As punishment for the district’s previous uprising, an inhumane competition, known as The Hunger Games, was put into place. This competition requires one boy and one girl from each district to fight to the death, in a twisted arena. The President, Coriolanus Snow, is a ruthless leader who governs in an unjust, corrupt manner. In the 74th annual Hunger Games, tributes Katniss Everdeen and Peeta Malark were “reaped” from district thirteen. Through strategic maneuvers and their open opposition to traditional Capitol rules, both tributes managed to survive the games. This defiance sparked a fierce uprising against the Capitol that resulted in several casualties and sacrifices. 

The participants weren’t seen as actual people, but as objects that couldn’t argue or fight against the higher powers

— Esparza

In Catching Fire (the second book of The Hunger Games series), chapter six, Katniss and Peeta attend a party at President Snow’s mansion that celebrates their success in The Hunger Games. At this party, Katniss becomes so full she can no longer eat anything else. In response, Katniss’ entourage informs her of an underground Capitol custom: throwing up in order to shovel more food into your stomach. Both Katniss and Peeta are horrified by this overwhelming gluttony and greed. Collin’s inclusion of this exchange is meant to comment on the staggering class divisions throughout Panem, in which some citizens are starving to death while others are over-eating out of pure selfishness. 

Another detail that emphasizes Collin’s commentary on class division is  the outrageous outfits the wealthy elite of Panem wear. The most apparent example of this opulence is in the character Effie who, from her very first appearance, is pictured wearing a bright green suit, pink hair, and flashy accessories. The Capitols excessive wealth ultimately leads to outrage, chaos, and a desire for change⸺a recurring pattern all throughout history similar to the French Revolution of 1789 and debates over tax distribution today. 

Today, the richest 1% have almost twice as much money as the bottom 99% of the world’s population. 

Another controversial topic discussed in The Hunger Games series is a woman’s agency over their body. In chapter eighteen of Catching Fire, Peeta announces on live television that Katniss is pregnant, in an attempt to prevent the 75th Annual Hunger Games. This announcement elicits an immediate reaction from the audience, who begin to protest the games. 

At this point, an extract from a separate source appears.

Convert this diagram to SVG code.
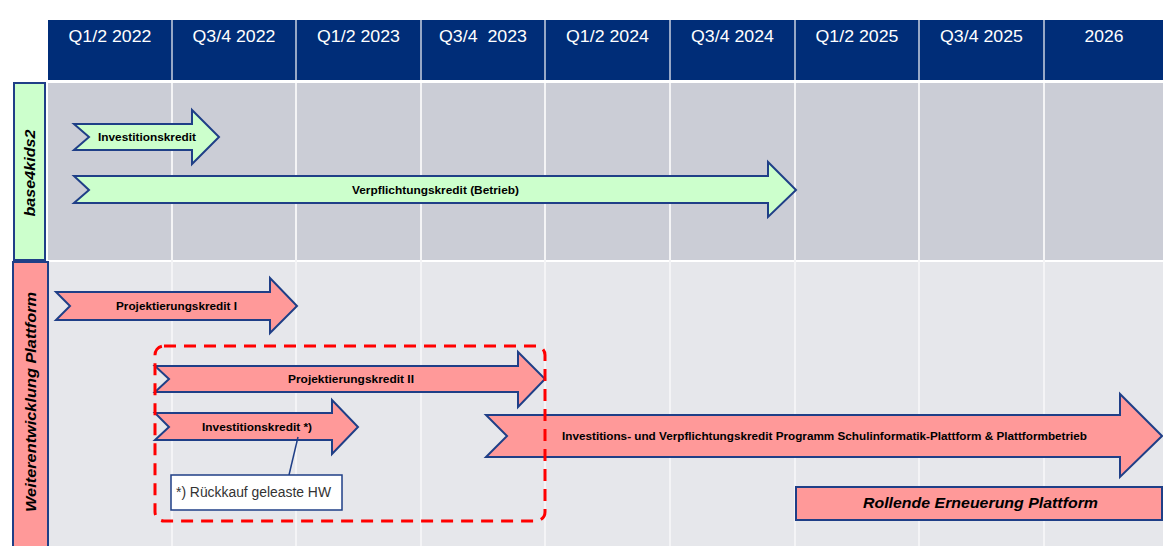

This scene shows just how quickly a woman’s value is changed once she becomes pregnant. This way of thinking makes the statement that an unborn baby is of more importance than a living, breathing woman. This idea connects back to arguments over abortion, and whether a woman has the right to get an abortion. Just recently, debates over women’s rights were at an all time high after Roe v. Wade was overturned in 2022. 

Suzan Collin’s masterpiece is a piece of literature that will undoubtedly withstand the tests of time. The continuous fight over class divisions, governmental destruction, and power struggles that plague our society ensure that this story will never lose its importance. The trials and tribulations of this series provides an important message to all: that greed, gluttony, and corruption can only lead to disaster.